We hear a lot of silly generalizations about demographic cohorts that we refer to as “generations,” which become particularly absurd when you look at how they are defined. For instance, the only really cool generation, the Baby Boom, supposedly includes people born in 1964.
Which is ridiculous. How can you possibly be a Boomer if you can’t remember JFK’s assassination, the arrival of the Beatles or the introduction of the Ford Mustang? It’s obvious; you can’t — if the Baby Boom has any cultural meaning.
But there’s another problem: Even with that overbroad definition, the “generation” only lasts from 1946 to 1964 — 18 years.
That’s not a generation.
So what is a generation? Not having made a study of it, I’ve tended to think it was in the 20- to 25-year range.
That made particularly good sense to me, since my wife and I had our first and second children at ages 23 and 25. Yes, I’m aware that most people of our generation were a bit slower than that, but I figured that in earlier times, people married and had kids even earlier than we did, so historically, 20 to 25 years made sense.
But today, it struck me to use my family tree to find out how it works in reality — and I was surprised at the result.
I decided to go back as far as I reliably could — to Charlemagne, from whom I (and every other person of mostly European descent) am directly descended. He was, calculated the way I first discovered the connection, my 38th-great grandfather (I’m since discovered quite a few paths back to Charlemagne, which is a mathematical certainty when you go back that far).
So that means he’s exactly 40 generations back.
Charlemagne was born in 742. I was born in 1953. I subtract one from the other and get 1,211 years. Divide that by 40, and the average generation is 30.275 years.
Even going back through the Middle Ages, when life was supposedly so nasty, brutish and short. And maybe it was, for poor people. And no doubt, most of my ancestors in the 8th century were peasants. Unfortunately, I can’t trace back to them; the records don’t exist.

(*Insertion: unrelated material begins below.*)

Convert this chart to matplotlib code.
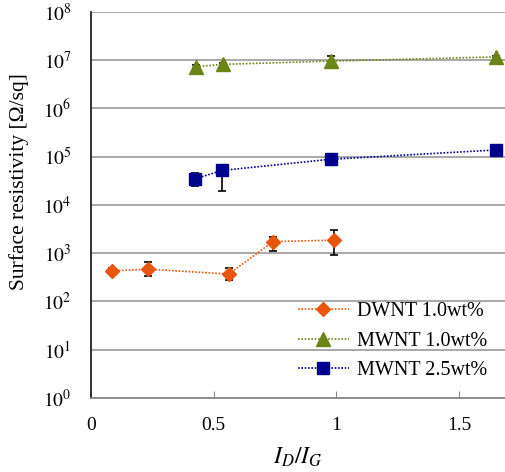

So I’m stuck with 30 and a quarter years. And it would seem reasonable if the more recent generations were even longer.
And they were, slightly. Let’s go back just 10 generations, to about the time my ancestors were moving to this country. Let’s consider some of my 8th-great grandfathers:
- Walter Chiles II, born March 20, 1630 in Middlesex, England. (Died in Jamestown, Va.)
- Capt. Luke Gardiner, born Jan. 11, 1622 in Oxfordshire, England. (Died in Maryland.)
- Sir Ambrose Crowley III, born Feb. 1, 1658, in Staffordshire, England. (Died in England, but his daughter emigrated.)
- Richard Pace II, born about 1636, Charles City, Virginia.
The average length of a generation going back to them is, respectively, 32.3, 33.1, 29.5 and 31.7 years.
So, an average of 31.65 years per generation.
Yes, these are all great-grandfathers; the mothers were usually younger. But each of those lines goes through roughly as many women as men. I just went with male ancestors for the one-to-one comparison. (Also, when you go back that far, there tends to be a bit more information available about them.)
It just seems to defy reason. Yeah, my notions may seem skewed by having had a child at 23, but our youngest was born when we were 35 — and by the time she started school, when we went to PTA meetings all the other parents seemed way younger than we were. Which argued that most of them didn’t have their kids at 35.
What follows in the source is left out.